Despite being spread over 18 days Celtic Connections still throws up gig conflicts. Tonight Willie Vlautin is appearing up the road promoting his latest book, normally a must attend for Americana fans. However, we’ve plumped for Courtney Marie Andrews on the back of her last appearance in Glasgow when she and her band were in magical form. It’s a mild disappointment then to find out that this is a solo show but that’s a bit like saying that only winning a couple of million on the lottery instead of tens would be a disappointment.

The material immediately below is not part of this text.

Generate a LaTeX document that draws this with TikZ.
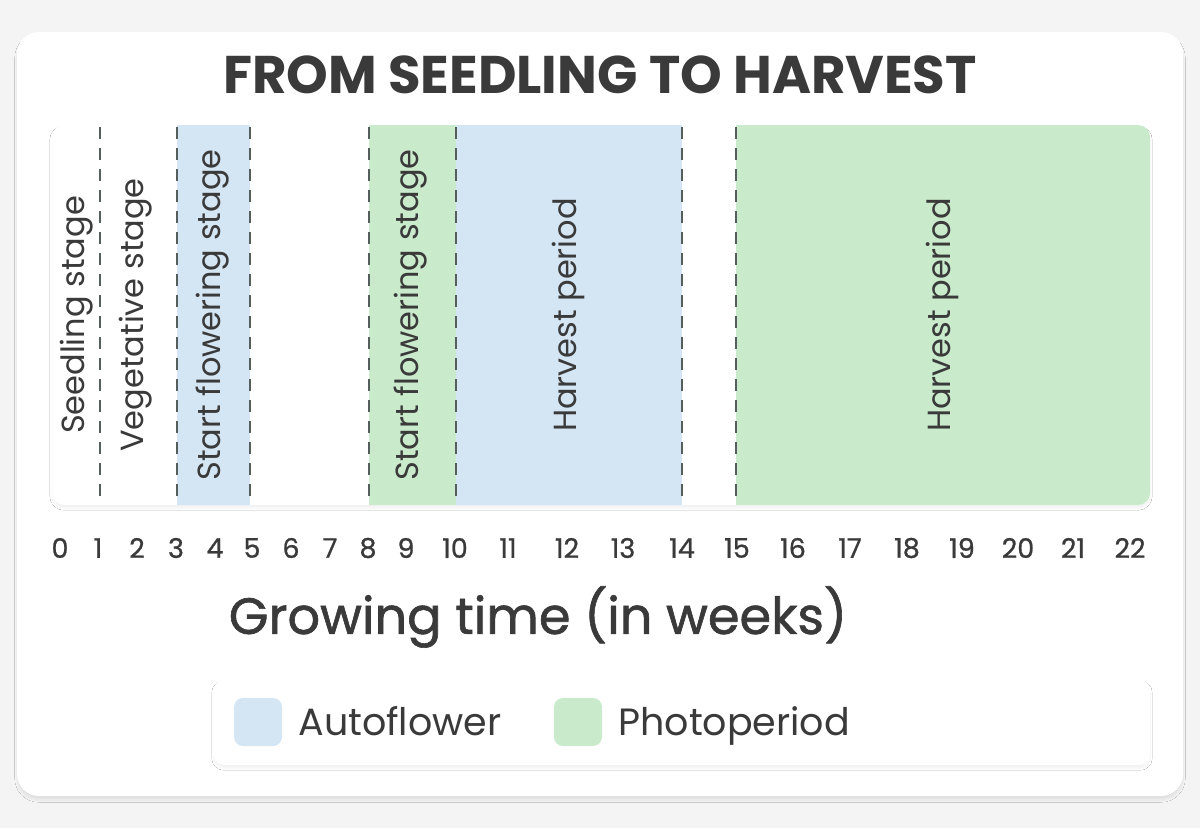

The choice of venue was somewhat odd, a cavernous room more suited to noisy bands, and Ms. Andrews, while well able to hold the audience’s attention, suffered from an excess of reverb on her voice to the extent that some people attending found it painful although as the show progressed this was remedied. A pity as her clear and appealing voice is one of those which can enthral a listener but there were certainly moments tonight when it did just that. Accompanying herself on guitar and occasional keyboard she reminded us of the stark beauty contained in her breakthrough album of last year, Honest Life. Opening with the heartbreak travelogue of Rookie Dreaming she dispelled any qualms about the lack of a band tonight as the wonder of the song shone out. Not The End followed, as on the album, while How Quickly Your Heart Mends, Put The Fire Out and Table For One all featured in the set; that such a sterling set of songs were contained on one album remains somewhat breathtaking.
With a new album in the pipeline we were treated to several new songs, some of them receiving their public debut. Border, about a mean and vindictive Arizona sheriff was given a dramatic delivery while Andrews revealed it had a happy ending as he is no longer in post. Took You Up (apologies if this is not the name of this new song) was a love song to a narcissist while This House was brimful of nostalgia. Kindness Of Strangers, the first single from the new album was dedicated to a late friend from Seattle who died of an overdose and Andrews played it in a manner reminiscent of Neil Young particularly in her guitar playing. The title song of the forthcoming disc, May Your Kindness Remain, recalled Dolly Parton’s writing with Andrews stripping out the backing singers and clamorous guitar of the recorded version for a beautifully understated delivery. She encored with Irene from Honest Life before singing another new song which she said was about, “hopeful mortality,” and which reinforced the occasional Joni Mitchell comparisons which have tagged along with Andrews.
All in all and despite the sound issue Andrews easily won the crowd over and her new songs promise much of the new album which is released this spring.